┌─ Data provided
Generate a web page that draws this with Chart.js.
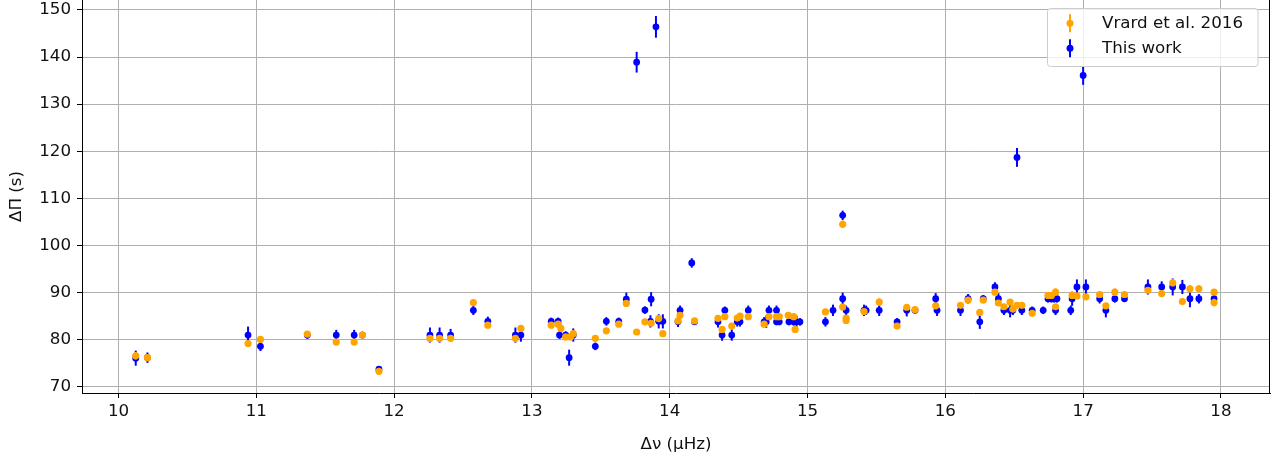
<!DOCTYPE html>
<html>
<head>
<meta charset="utf-8">
<script src="https://cdn.jsdelivr.net/npm/chart.js@4.4.1/dist/chart.umd.min.js"></script>
<style>
html,body{margin:0;padding:0;background:#fff;}
canvas{display:block;}
</style>
</head>
<body>
<canvas id="c" width="1277" height="457"></canvas>
<script>
// ---- Data ----
const seriesLabels = ["Vrard et al. 2016", "This work"];
const xTicks = [10, 11, 12, 13, 14, 15, 16, 17, 18];
const yTicks = [70, 80, 90, 100, 110, 120, 130, 140, 150];

// Vrard et al. 2016
const vrardX = [10.125,10.21,10.94,11.03,11.37,11.58,11.71,11.77,11.89,12.26,12.33,12.41,12.575,12.68,12.88,12.92,13.14,13.19,13.21,13.245,13.28,13.30,13.46,13.54,13.63,13.685,13.76,13.82,13.865,13.92,13.95,14.06,14.075,14.18,14.35,14.38,14.40,14.45,14.49,14.51,14.57,14.685,14.72,14.775,14.795,14.86,14.90,14.91,15.13,15.255,15.255,15.28,15.28,15.41,15.52,15.65,15.72,15.78,15.93,16.11,16.165,16.25,16.275,16.36,16.385,16.425,16.47,16.49,16.52,16.555,16.63,16.745,16.77,16.80,16.80,16.92,16.955,17.02,17.12,17.165,17.23,17.30,17.47,17.57,17.65,17.72,17.775,17.84,17.95,17.95];
const vrardY = [76.6,76.2,79.2,80.1,81.2,79.5,79.5,81.0,73.3,80.3,80.3,80.3,87.9,83.1,80.3,82.4,83.1,83.3,82.4,80.6,80.6,81.3,80.3,81.9,83.3,87.7,81.65,83.8,83.5,84.5,81.3,84.0,85.2,84.0,84.55,82.2,84.9,82.9,84.6,85.0,84.9,83.3,84.9,84.9,84.9,85.2,84.9,82.2,85.9,86.95,104.5,84.1,84.6,86.0,88.0,82.9,86.9,86.4,87.2,87.3,88.4,85.8,88.4,90.1,87.8,87.0,88.0,86.5,87.3,87.3,85.6,89.4,89.4,90.1,87.0,89.4,89.3,89.1,89.6,87.2,90.1,89.6,90.5,89.8,92.1,88.1,90.8,90.8,87.9,90.1];
const vrardErr = [0.8,0.6,0.6,0.6,0.6,0.6,0.6,0.6,0.6,0.6,0.6,0.6,0.6,0.6,0.6,0.6,0.6,0.6,0.6,0.6,0.6,0.6,0.6,0.6,0.6,0.6,0.6,0.6,0.6,0.6,0.6,0.6,0.6,0.6,0.6,0.6,0.6,0.6,0.6,0.6,0.6,0.6,0.6,0.6,0.6,0.6,0.6,0.6,0.6,0.6,0.8,0.6,0.6,0.6,0.8,0.6,0.6,0.6,0.6,0.6,0.6,0.6,0.6,0.6,0.6,0.6,0.6,0.6,0.6,0.6,0.6,0.6,0.6,0.8,0.6,0.6,0.6,0.6,0.6,0.6,0.8,0.6,0.6,0.6,0.8,0.6,0.8,0.8,0.8,0.6];

// This work
const workX = [10.125,10.21,10.94,11.03,11.37,11.58,11.71,11.77,11.89,12.26,12.33,12.41,12.575,12.68,12.88,12.92,13.14,13.19,13.20,13.245,13.27,13.30,13.46,13.54,13.63,13.685,13.76,13.82,13.865,13.86,13.90,13.92,13.95,14.06,14.075,14.16,14.18,14.35,14.38,14.40,14.45,14.49,14.51,14.57,14.685,14.70,14.72,14.775,14.775,14.795,14.865,14.90,14.92,14.945,15.13,15.185,15.255,15.255,15.28,15.41,15.425,15.52,15.65,15.72,15.78,15.93,15.94,16.11,16.165,16.25,16.275,16.36,16.385,16.425,16.47,16.49,16.52,16.555,16.63,16.71,16.745,16.77,16.79,16.81,16.80,16.91,16.92,16.955,17.0,17.02,17.12,17.165,17.23,17.30,17.47,17.57,17.65,17.72,17.775,17.84,17.95];
const workY = [76.1,76.2,81.0,78.6,81.0,81.0,81.0,81.0,73.75,81.0,81.0,81.0,86.25,83.9,81.0,81.0,83.9,83.9,81.0,81.0,76.2,81.0,78.6,83.9,83.9,88.6,138.9,86.3,88.6,83.9,146.4,83.9,83.9,83.8,86.25,96.3,83.8,83.8,81.0,86.25,81.0,83.8,83.8,86.25,83.8,83.8,86.25,86.25,83.8,83.8,83.8,83.8,83.8,83.8,83.8,86.25,88.7,106.4,86.25,86.25,86.25,86.25,83.8,86.25,86.25,88.7,86.25,86.25,88.7,83.8,88.7,91.2,88.7,86.25,86.25,86.25,118.7,86.25,86.25,86.25,88.7,88.7,88.7,88.7,86.25,86.25,88.7,91.2,136.1,91.2,88.7,86.25,88.7,88.7,91.2,91.2,91.2,91.2,88.7,88.7,88.7];
const workErr = [1.6,1.1,1.8,1.0,0.8,1.1,1.1,0.7,0.6,1.6,1.6,1.3,1.0,1.0,1.6,1.4,0.8,0.8,0.8,0.8,1.7,1.4,0.8,0.9,0.8,1.4,2.2,0.8,1.5,1.3,2.3,1.5,1.5,1.1,1.0,1.0,0.6,1.2,1.2,0.8,1.2,1.0,1.0,1.0,1.0,1.3,1.0,1.0,0.7,0.7,0.7,0.8,1.3,0.8,1.0,1.2,1.3,1.0,1.0,1.2,1.0,1.2,0.8,1.3,0.6,1.2,1.2,1.2,1.0,1.5,0.8,1.0,1.2,1.0,1.5,1.0,2.0,1.0,0.8,0.8,0.8,0.8,0.8,0.8,1.0,1.0,1.5,1.6,2.0,1.6,1.0,1.5,0.8,0.6,1.6,1.2,1.8,1.5,1.8,1.0,1.2];

const ORANGE = '#ffa500';
const BLUE = '#0000ff';
const FONT = 'DejaVu Sans';
const FS = 16.7;
const TXT = '#111111';

function pts(xs, ys){ return xs.map((x,i)=>({x:x, y:ys[i]})); }

// let the plot area reach the canvas top (markers are clipped to the plot area anyway)
const ScatterCtrl = Chart.registry.getController('scatter');
ScatterCtrl.prototype.getMaxOverflow = function(){ return 0; };

const errorBarPlugin = {
  id: 'errorBars',
  beforeDatasetDraw(chart, args){
    const ds = chart.data.datasets[args.index];
    if (!ds.errors) return;
    const xs = chart.scales.x, ys = chart.scales.y, ctx = chart.ctx, a = chart.chartArea;
    ctx.save();
    ctx.beginPath(); ctx.rect(a.left, a.top, a.right-a.left, a.bottom-a.top); ctx.clip();
    ctx.strokeStyle = ds.backgroundColor; ctx.lineWidth = 2;
    ds.data.forEach((p,i)=>{
      const e = ds.errors[i];
      const px = xs.getPixelForValue(p.x);
      ctx.beginPath();
      ctx.moveTo(px, ys.getPixelForValue(p.y - e));
      ctx.lineTo(px, ys.getPixelForValue(p.y + e));
      ctx.stroke();
    });
    ctx.restore();
  }
};

const framePlugin = {
  id: 'frame',
  afterDraw(chart){
    const ctx = chart.ctx, a = chart.chartArea;
    ctx.save();
    ctx.strokeStyle = '#000'; ctx.lineWidth = 1;
    const r = Math.round(a.right) - 0.5;
    ctx.beginPath(); ctx.moveTo(r, a.top); ctx.lineTo(r, a.bottom); ctx.stroke();
    // legend
    const lx = 1047.5, ly = 8.5, lw = 210.5, lh = 58;
    ctx.fillStyle = 'rgba(255,255,255,0.8)';
    ctx.strokeStyle = '#cccccc';
    ctx.beginPath();
    ctx.roundRect(lx, ly, lw, lh, 3);
    ctx.fill(); ctx.stroke();
    const rows = [23.3, 48.3];
    chart.data.datasets.forEach((ds, i)=>{
      const cy = rows[i], cx = 1070;
      ctx.strokeStyle = ds.backgroundColor; ctx.lineWidth = 2;
      ctx.beginPath(); ctx.moveTo(cx, cy-9); ctx.lineTo(cx, cy+9); ctx.stroke();
      ctx.fillStyle = ds.backgroundColor;
      ctx.beginPath(); ctx.arc(cx, cy, 3.5, 0, Math.PI*2); ctx.fill();
      ctx.fillStyle = TXT;
      ctx.font = FS + 'px "' + FONT + '"';
      ctx.textBaseline = 'middle'; ctx.textAlign = 'left';
      ctx.fillText(ds.label, 1102, cy);
    });
    ctx.restore();
  }
};

new Chart(document.getElementById('c'), {
  type: 'scatter',
  data: {
    datasets: [
      { label: seriesLabels[0], data: pts(vrardX, vrardY), errors: vrardErr,
        backgroundColor: ORANGE, borderColor: ORANGE, pointRadius: 3.6, borderWidth: 0 },
      { label: seriesLabels[1], data: pts(workX, workY), errors: workErr,
        backgroundColor: BLUE, borderColor: BLUE, pointRadius: 3.4, borderWidth: 0 }
    ]
  },
  options: {
    responsive: false,
    animation: false,
    devicePixelRatio: 1,
    layout: { padding: { top: 0, right: 7, left: 0, bottom: 0 } },
    plugins: { legend: { display: false }, tooltip: { enabled: false } },
    scales: {
      x: {
        type: 'linear', min: 9.735, max: 18.356,
        afterBuildTicks(s){ s.ticks = xTicks.map(v=>({value:v})); },
        afterFit(s){ s.height = 64; s.paddingLeft = 0; s.paddingRight = 0; },
        grid: { color: '#b0b0b0', lineWidth: 1, tickColor: '#000', tickLength: 5 },
        border: { display: true, color: '#000', width: 1 },
        ticks: { color: TXT, font: { family: FONT, size: FS }, padding: 4, maxRotation: 0 },
        title: { display: true, text: 'Δν (μHz)', color: TXT, font: { family: FONT, size: FS }, padding: { top: 0, bottom: 2 } }
      },
      y: {
        type: 'linear', min: 68.7, max: 152.1,
        afterBuildTicks(s){ s.ticks = yTicks.map(v=>({value:v})); },
        afterFit(s){ s.width = 82; s.paddingTop = 0; s.paddingBottom = 0; },
        grid: { color: '#b0b0b0', lineWidth: 1, tickColor: '#000', tickLength: 5 },
        border: { display: true, color: '#000', width: 1 },
        ticks: { color: TXT, font: { family: FONT, size: FS }, padding: 6 },
        title: { display: true, text: 'ΔΠ (s)', color: TXT, font: { family: FONT, size: FS }, padding: { top: 7, bottom: 0 } }
      }
    }
  },
  plugins: [errorBarPlugin, framePlugin]
});
</script>
</body>
</html>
└─
## [What is being asked]
Pictures are excluded; extract exactly the lines from the start of the data through the line that holds "130, 140, 150];", both ends included.

## [Output below]
Generate a web page that draws this with Chart.js.
<!DOCTYPE html>
<html>
<head>
<meta charset="utf-8">
<script src="https://cdn.jsdelivr.net/npm/chart.js@4.4.1/dist/chart.umd.min.js"></script>
<style>
html,body{margin:0;padding:0;background:#fff;}
canvas{display:block;}
</style>
</head>
<body>
<canvas id="c" width="1277" height="457"></canvas>
<script>
// ---- Data ----
const seriesLabels = ["Vrard et al. 2016", "This work"];
const xTicks = [10, 11, 12, 13, 14, 15, 16, 17, 18];
const yTicks = [70, 80, 90, 100, 110, 120, 130, 140, 150];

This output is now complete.